Monday, March 27, 2017
The Myth of Automating without Exploring
I feel the need of calling out a mystical creature: a thinking tester who does not think. This creature is born because of *automation*. That somehow, because of the magic of automation, the smart, thinking tester dumbs down and forgets all other activities around and just writes mindless code.
This is what I feel I see when I see comparisons of what automation does to testing, most recently this one: Implication of Emphasis on Test Automation in CI.
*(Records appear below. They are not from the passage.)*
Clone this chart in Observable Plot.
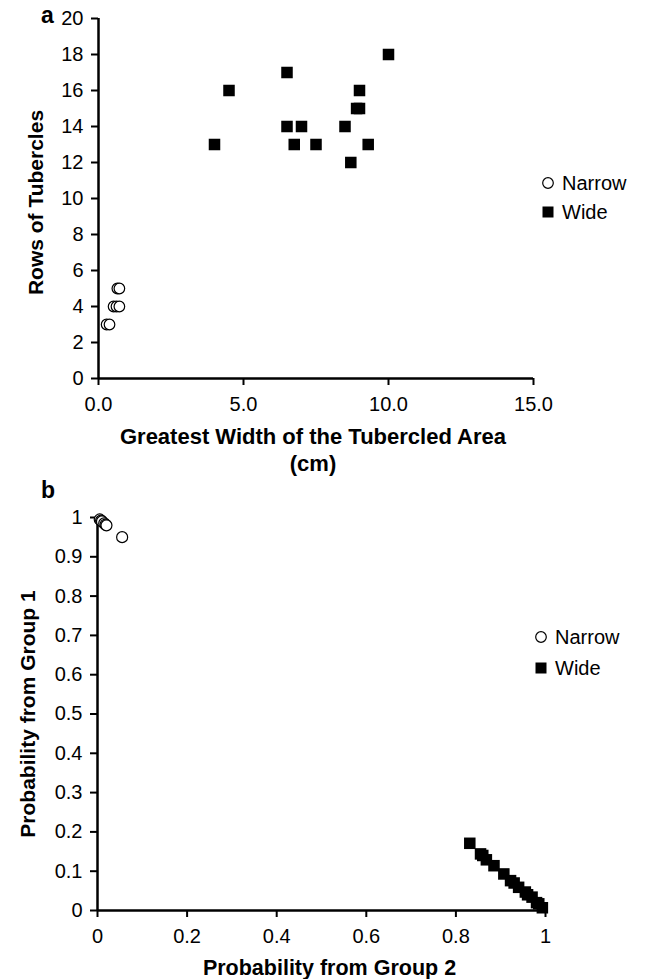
<!DOCTYPE html>
<html>
<head>
<meta charset="utf-8">
<script src="https://cdn.jsdelivr.net/npm/d3@7"></script>
<script src="https://cdn.jsdelivr.net/npm/@observablehq/plot@0.6"></script>
<style>
  body { margin: 0; background: #fff; font-family: "Liberation Sans", Arial, sans-serif; }
  #wrap { position: relative; width: 647px; height: 979px; overflow: hidden; }
  .panel { position: absolute; left: 0; }
  .plabel { position: absolute; font-weight: bold; font-size: 23px; line-height: 1; z-index: 2; }
  .leg { position: absolute; display: flex; align-items: center; font-size: 20px; line-height: 1; z-index: 2; }
  .leg svg { margin-right: 7px; }
</style>
</head>
<body>
<div id="wrap">
  <div class="panel" id="pa" style="top:0px;"></div>
  <div class="panel" id="pb" style="top:480px;"></div>
  <div class="plabel" style="left:41px; top:4px;">a</div>
  <div class="plabel" style="left:41px; top:479px;">b</div>
  <div class="leg" style="left:541px; top:173px;"><svg width="14" height="14"><circle cx="7" cy="7" r="5.3" fill="white" stroke="black" stroke-width="1.2"/></svg>Narrow</div>
  <div class="leg" style="left:541px; top:202px;"><svg width="14" height="14"><rect x="1.5" y="1.5" width="11" height="11" fill="black"/></svg>Wide</div>
  <div class="leg" style="left:534px; top:627px;"><svg width="14" height="14"><circle cx="7" cy="7" r="5.3" fill="white" stroke="black" stroke-width="1.2"/></svg>Narrow</div>
  <div class="leg" style="left:534px; top:658px;"><svg width="14" height="14"><rect x="1.5" y="1.5" width="11" height="11" fill="black"/></svg>Wide</div>
</div>
<script>
// Panel a data: greatest width of tubercled area (cm) vs rows of tubercles
const narrowWidth = [0.28, 0.38, 0.52, 0.62, 0.72, 0.65, 0.72];
const narrowRows  = [3, 3, 4, 4, 4, 5, 5];
const wideWidth   = [4.0, 4.5, 6.5, 6.5, 7.0, 6.75, 7.5, 8.5, 8.7, 8.9, 9.0, 9.0, 9.3, 10.0];
const wideRows    = [13, 16, 17, 14, 14, 13, 13, 14, 12, 15, 15, 16, 13, 18];
const xTicksA = [0, 5, 10, 15];
const yTicksA = [0, 2, 4, 6, 8, 10, 12, 14, 16, 18, 20];

// Panel b data: probability from group 2 (x) vs probability from group 1 (y)
const narrowP2 = [0.005, 0.008, 0.010, 0.015, 0.018, 0.020, 0.055];
const narrowP1 = [0.995, 0.992, 0.990, 0.985, 0.982, 0.980, 0.950];
const wideP2 = [0.831, 0.855, 0.860, 0.868, 0.885, 0.907, 0.922, 0.930, 0.940, 0.955, 0.960, 0.970, 0.980, 0.985, 0.993];
const wideP1 = [0.171, 0.144, 0.140, 0.129, 0.114, 0.093, 0.076, 0.070, 0.059, 0.047, 0.040, 0.034, 0.020, 0.017, 0.007];
const xTicksB = [0, 0.2, 0.4, 0.6, 0.8, 1];
const yTicksB = [0, 0.1, 0.2, 0.3, 0.4, 0.5, 0.6, 0.7, 0.8, 0.9, 1];

const titleA_x = "Greatest Width of the Tubercled Area\n(cm)";
const titleA_y = "Rows of Tubercles";
const titleB_x = "Probability from Group 2";
const titleB_y = "Probability from Group 1";

const narrowA = narrowWidth.map((w, i) => ({x: w, y: narrowRows[i]}));
const wideA = wideWidth.map((w, i) => ({x: w, y: wideRows[i]}));
const narrowB = narrowP2.map((p, i) => ({x: p, y: narrowP1[i]}));
const wideB = wideP2.map((p, i) => ({x: p, y: wideP1[i]}));

const baseStyle = {fontFamily: "Liberation Sans, Arial, sans-serif", fontSize: "20px", color: "black", background: "white", overflow: "visible"};
const fmtB = d => String(+d.toFixed(1));

const pa = Plot.plot({
  width: 647, height: 480,
  marginTop: 18, marginBottom: 102, marginLeft: 98, marginRight: 114,
  style: baseStyle,
  x: {domain: [0, 15]},
  y: {domain: [0, 20]},
  marks: [
    Plot.axisX({ticks: xTicksA, tickFormat: d => d.toFixed(1), tickSize: 7, tickPadding: 11, strokeWidth: 2, label: null}),
    Plot.axisY({ticks: yTicksA, tickSize: 7, tickPadding: 8, strokeWidth: 2, label: null}),
    Plot.ruleY([0], {strokeWidth: 2.5}),
    Plot.ruleX([0], {strokeWidth: 2.5}),
    Plot.text([titleA_x], {text: d => d, frameAnchor: "bottom", lineAnchor: "top", dy: 47, dx: -3, lineHeight: 1.2, fontWeight: "bold", fontSize: 22}),
    Plot.text([titleA_y], {text: d => d, frameAnchor: "left", textAnchor: "middle", rotate: -90, dx: -62, dy: 4, fontWeight: "bold", fontSize: 21}),
    Plot.dot(wideA, {x: "x", y: "y", symbol: "square", r: 6.5, fill: "black"}),
    Plot.dot(narrowA, {x: "x", y: "y", symbol: "circle", r: 5.3, fill: "white", stroke: "black", strokeWidth: 1.2})
  ]
});
document.getElementById("pa").appendChild(pa);

const pb = Plot.plot({
  width: 647, height: 499,
  marginTop: 37, marginBottom: 69, marginLeft: 97, marginRight: 102,
  style: baseStyle,
  x: {domain: [0, 1]},
  y: {domain: [0, 1]},
  marks: [
    Plot.axisX({ticks: xTicksB, tickFormat: fmtB, tickSize: 7, tickPadding: 11, strokeWidth: 2, label: null}),
    Plot.axisY({ticks: yTicksB, tickFormat: fmtB, tickSize: 7, tickPadding: 8, strokeWidth: 2, label: null}),
    Plot.ruleY([0], {strokeWidth: 2.5}),
    Plot.ruleX([0], {strokeWidth: 2.5}),
    Plot.text([titleB_x], {text: d => d, frameAnchor: "bottom", lineAnchor: "middle", dy: 58, dx: 8, fontWeight: "bold", fontSize: 21.5}),
    Plot.text([titleB_y], {text: d => d, frameAnchor: "left", textAnchor: "middle", rotate: -90, dx: -69, fontWeight: "bold", fontSize: 21}),
    Plot.dot(wideB, {x: "x", y: "y", symbol: "square", r: 6.5, fill: "black"}),
    Plot.dot(narrowB, {x: "x", y: "y", symbol: "circle", r: 5.5, fill: "white", stroke: "black", strokeWidth: 1.2})
  ]
});
document.getElementById("pb").appendChild(pb);
</script>
</body>
</html>
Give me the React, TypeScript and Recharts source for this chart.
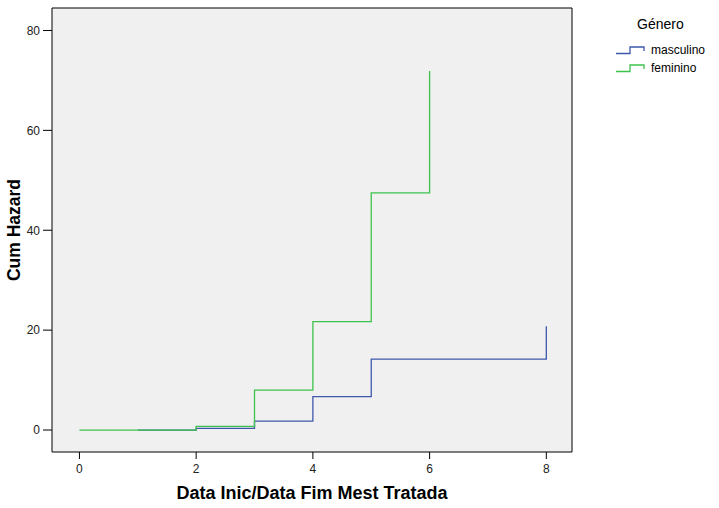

To create test automation, one must explore. One must figure out what it is that we're automating, and how could we consistently check the same things again and again. And while one seeks for information for the purposes of automation, one tends to see problems in the design. Automation creation forces out focus in detail, and this focus in detail that comes naturally with automation sometimes needs a specific mechanism when freeform exploring. Or, the mechanism is the automation thinking mindset.
I remember reading various experience reports of people explaining how all the problems their automation ever found were found while creating the automation. I've had that experience in various situations. I've missed bugs for choosing not to automate because the ways I chose to test drove my focus of detail to different areas or concerns. I've found bugs that leave my automated tests in "expected fail" state until things get fixed.
The discussion around automation is feeling weird. It's so black and white, so inhumane. Yet, at core of any great testing, automated or not, there is a smart person. It's the skills of that person that turn the activity into useful results.
Only the worst of the automators I've met dismiss the bugs they find while building the automation. Saves them time, surely, but misses a relevant part of feedback they could be providing.